Situation Normal (Part 2): The tourists and the tombs

I'm sadly lacking in photos of the cemetery, either inside or out.  But if you're looking at the regata of SS. Giovanni e Paolo, you're inevitably going to get a glimpse.

I’m sadly lacking in photos of the cemetery, either inside or out. But if you go to watch the regata of SS. Giovanni e Paolo, you’re inevitably going to get a glimpse.

I know that many people have a passion for cemeteries, their gravestones, their curious names and dates, and their general atmosphere of  composure and calm.

But the customary calm at the cemetery on the island of San Michele here has been rattled in the past week or so by a very disagreeable discovery, and it doesn’t have to do with the dead, but the living.  And the fact that they have taken up housekeeping together.

Because it’s one thing to visit the cemetery to bring flowers to your defunct relatives, or for a brief meander, and another to rent a cheap room in what was part of the old monastery.

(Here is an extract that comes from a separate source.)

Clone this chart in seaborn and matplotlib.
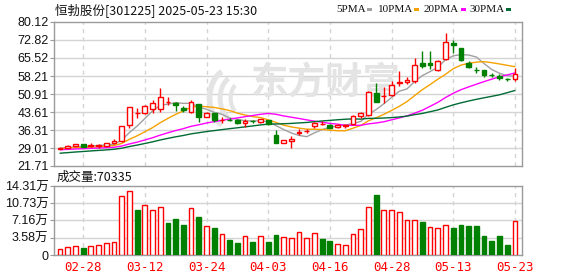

Room?  A room with a view of a tomb?  The first the city heard of it was via the Gazzettino and the Nuova Venezia; the headline on the hoarding essentially said “Now there are tourists even in the cemetery.”  The power of this phrase lies secondarily in the word “cemetery” and primarily in the word “tourist.”  Neither is a noun that inspires much of a smile on Venetian lips, and the combination produced a city-wide snarl.

The snarl soon became garnished with sneers, because the truth did come out, and a tiresome little truth it was, too. Remember Zwingle’s Eighth Law?  “Everything is fine until it’s not.”  Or one could put it this way: “We’ll do what we want until we get caught.”  Gosh, it even rhymes.

These tourists were not sleeping on the slabs, but in the former monastery’s infirmary, which the city had made available to the Danish Committee for Venice (Comitato pro Venezia Danimarca) via a free 30-year concession. The Committee wanted to create (fund, establish) a Danish Cultural Center, and in exchange, agreed to restore the wing of the late Franciscan friary at its own expense.

They got the Center going pretty quickly, which is where the tourists come in, who were supposedly scholars and intellectuals and  art lovers and others with an evolved attitude toward Venice, but who could also be anybody who joined the Friends of the Danish House.

Thus tourists have been enjoying this facility for the past two years. Perhaps more; I haven’t been able to locate a specific number yet.  But it’s been long enough for the drivers of the vaporettos going to and from Murano to get used to stopping at the cemetery, even in the evening, to let people with suitcases on or off.  For 200 euros a week — not a typo, and not made up — you can believe there was no lack of travelers checking in, with keys, no less, after the cemetery had closed.

Let’s say that the idea of sleeping in the graveyard doesn’t offend you; after all, it”s not as if skeletons are going to be taking out the trash.

But a lot of people here have been offended by what they regard as lack of respect.  And most people anywhere would probably agree that it’s offensive that nine years have passed since the deal was struck, and the restoration still has not begun, while in the meantime the Danes have been operating this lodging which was never mentioned or even hinted at when they got permission to set up their Cultural Center.

A closer look at the legal document also reveals that the city granted the Danish Committee this free concession for 30 years “to be counted as beginning when the work of restoration begins.”  So we’re already slightly  out of sync here.

Nor is it clear whether the Danes were to be allowed to create their Center before the restoration work had been finished. Or at least begun.

When all this began to come to light — on All Souls Day, the day on which hundreds of Venetians go to the cemetery to visit their departed relatives — the citizens were galvanized. All those supposedly apathetic Venetians who have more or less accepted that they are inaudible and invisible suddenly spoke with one voice, and that voice said “No!”

A petition sprang up on the Fondamente Nuove, where the vaporettos leave for the cemetery, demanding that this wildcat bed and breakfast be closed immediately.

Venetians were signing it.  Tourists were signing it.  Even Danish tourists were signing it.  The petition has reached some 2,000 names.

“By opening a guesthouse,” said Roberto Monegato, who is one of the founders of the petition,”the Danish have violated seven articles of the regulations of the cemetery. Furthermore, the convention was signed nine years ago; the property was given in concession in order that restoration would be made, but till now nothing has been done.”

A week of ire was spent in dealing with all this, during which the thoughts of assorted residents, some city councilors and even the vice-mayor were all amply aired. The letters to the editors were all of one opinion: Shame!

Nobody spoke up to defend the Danes — not even the Danes themselves. Silence reigned; one might almost say the silence of a cemetery.

However, the Committee for Venice (which had been shown to be essentially the Committee for the Danes), has now closed the hostel and is preparing to begin work on the promised restoration.

There.  That wasn’t so hard, was it?